Sanitization
Overview
When services process user-generated content, protecting personally identifiable information (PII) is both a legal requirement and a trust imperative. Regulations like GDPR, CCPA, and HIPAA mandate careful handling of personal data, while users expect their private information won’t be exposed to support staff, analysts, or third parties unnecessarily.
Text anonymization—detecting and masking sensitive details like names, emails, and phone numbers—enables legitimate use cases such as logging, analytics, and model training while minimizing privacy risks. It reduces the attack surface in case of breaches and demonstrates a privacy-respecting approach to data handling.
Akka supports this through service-wide sanitization.

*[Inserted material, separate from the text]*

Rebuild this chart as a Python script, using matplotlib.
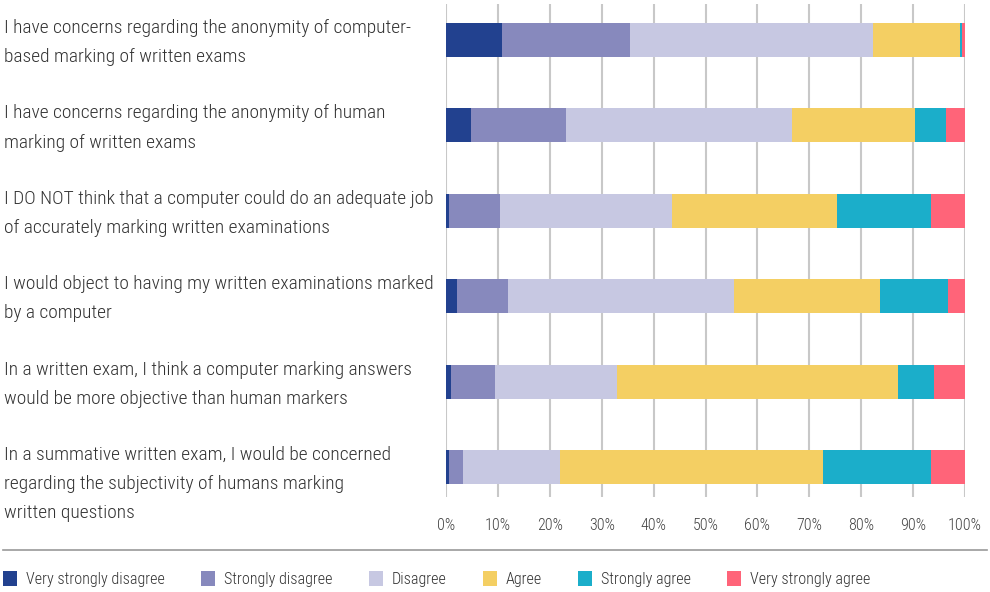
import numpy as np
import matplotlib.pyplot as plt
from matplotlib.patches import Patch
from matplotlib.lines import Line2D

plt.rcParams['font.family'] = ['Roboto Condensed', 'Liberation Sans Narrow', 'Roboto', 'DejaVu Sans']
plt.rcParams['font.weight'] = 'light'

statements = [
    "I have concerns regarding the anonymity of computer-\nbased marking of written exams",
    "I have concerns regarding the anonymity of human\nmarking of written exams",
    "I DO NOT think that a computer could do an adequate job\nof accurately marking written examinations",
    "I would object to having my written examinations marked\nby a computer",
    "In a written exam, I think a computer marking answers\nwould be more objective than human markers",
    "In a summative written exam, I would be concerned\nregarding the subjectivity of humans marking\nwritten questions",
]
responses = ["Very strongly disagree", "Strongly disagree", "Disagree",
             "Agree", "Strongly agree", "Very strongly agree"]
colors = ["#22418F", "#8789BD", "#C7C8E2", "#F4CF63", "#1BAECA", "#FF6479"]

very_strongly_disagree = [10.8, 4.8, 0.55, 2.1, 1.0, 0.55]
strongly_disagree = [24.6, 18.3, 9.85, 9.8, 8.4, 2.65]
disagree = [46.8, 43.5, 33.2, 43.6, 23.6, 18.7]
agree = [16.8, 23.8, 31.8, 28.1, 54.1, 50.7]
strongly_agree = [0.45, 6.0, 18.1, 13.1, 6.9, 20.9]
very_strongly_agree = [0.55, 3.6, 6.5, 3.3, 6.0, 6.5]
series = [very_strongly_disagree, strongly_disagree, disagree,
          agree, strongly_agree, very_strongly_agree]

fig = plt.figure(figsize=(9.9, 5.92), dpi=100)
ax = fig.add_axes([446 / 990, 1 - 497 / 592, 519 / 990, 493 / 592])

y = np.arange(len(statements))
left = np.zeros(len(statements))
for vals, col, name in zip(series, colors, responses):
    ax.barh(y, vals, left=left, height=0.4, color=col, label=name, zorder=3)
    left += np.array(vals)

ax.set_xlim(0, 100)
ax.set_ylim(5.35, -0.42)
ax.set_xticks(np.arange(0, 101, 10))
ax.set_xticklabels([f"{v}%" for v in range(0, 101, 10)], fontsize=11.5, color="#444444")
ax.set_yticks([])
ax.tick_params(axis="x", length=0, pad=15)
ax.grid(axis="x", color="#c8c8c8", linewidth=1.5, zorder=0)
for s in ax.spines.values():
    s.set_visible(False)

# statement labels, top-aligned a little above each bar
for i, txt in enumerate(statements):
    ax.annotate(txt, xy=(0, i), xycoords=("figure fraction", "data"),
                xytext=(4, 21), textcoords="offset pixels",
                ha="left", va="top", fontsize=14, color="#333333",
                linespacing=1.8)

fig.add_artist(Line2D([3 / 990, 987 / 990], [1 - 550 / 592] * 2,
                      color="#999999", linewidth=1.2))

handles = [Patch(facecolor=c, label=r) for c, r in zip(colors, responses)]
fig.legend(handles=handles, ncol=6, loc="center left",
           bbox_to_anchor=(0, 1 - 579 / 592), frameon=False,
           handlelength=0.85, handleheight=1.1, handletextpad=0.55,
           columnspacing=2.27, fontsize=11.6, labelcolor="#333333",
           borderaxespad=0, borderpad=0.2)

fig.savefig("out.png", dpi=100)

The sanitization disabled by default and can be selectively enabled through configuration.
When enabled, sanitization is automatically applied to text that:
-
written to logs
-
passed to agent models from agent requests
-
passed to agent models from local tool or MCP tool output
Text matched by a sanitizer is replaced by a mask of * containing the same number of characters as the original matched string.
For example, with a credit card sanitizer enabled, the following text:
I'm having problems using my credit card 5204 46025 0000 006
Will be masked to:
I'm having problems using my credit card *******************
Before being written in logs or passed to agent models.
Ad hoc sanitization
Sanitization can also be programmatically applied to text in any component where it makes sense for a specific
business case, for example before sending some text to a third party API or before writing a text in the state
of an entity. This is done by injecting a akka.javasdk.Sanitizer in the component constructor and
then using akka.javasdk.Sanitizer#sanitize on the text.
Sanitizer types
There are two types of sanitizers available, it is possible combine predefined and custom sanitizers in the same service:
Predefined
A small set of common sanitizers is built into the Akka runtime and are enabled by name in config:
| Name | Description |
|---|---|
|
email addresses |
|
International and national phone numbers |
|
VISA, Mastercard, American Express, Diners, Discover, JCB, and generic credit card numbers |
|
international bank account numbers |
|
ipv4 and ipv6 network addresses |
One or more of these are enabled in the service application.conf file like this:
akka.javasdk.sanitization {
predefined-sanitizers = ["IBAN", "CREDIT_CARD"]
}
Custom
In many cases more application and business domain specific sanitizers are useful. Custom sanitizers allows defining regular expressions that define character sequences that should be masked.
Custom, application specific sanitizers can be defined by adding a config block akka.javasdk.sanitization.regex-sanitizers
with a name for each custom sanitizer followed by a config block with a single pattern key that has a value that is
a valid Java regular expression that matches the type of text that should be masked.
This example masks an hypothetical customer id in the form S0123456789:
akka.javasdk.sanitization.regex-sanitizers = {
"CUSTOMER_IDS" = { pattern = "S\\d{10}" }
}
This would lead to texts like:
Customer S0847362951 reported an issue with their order
Being masked to:
Customer *********** reported an issue with their order
Before being written in logs or passed to agent models.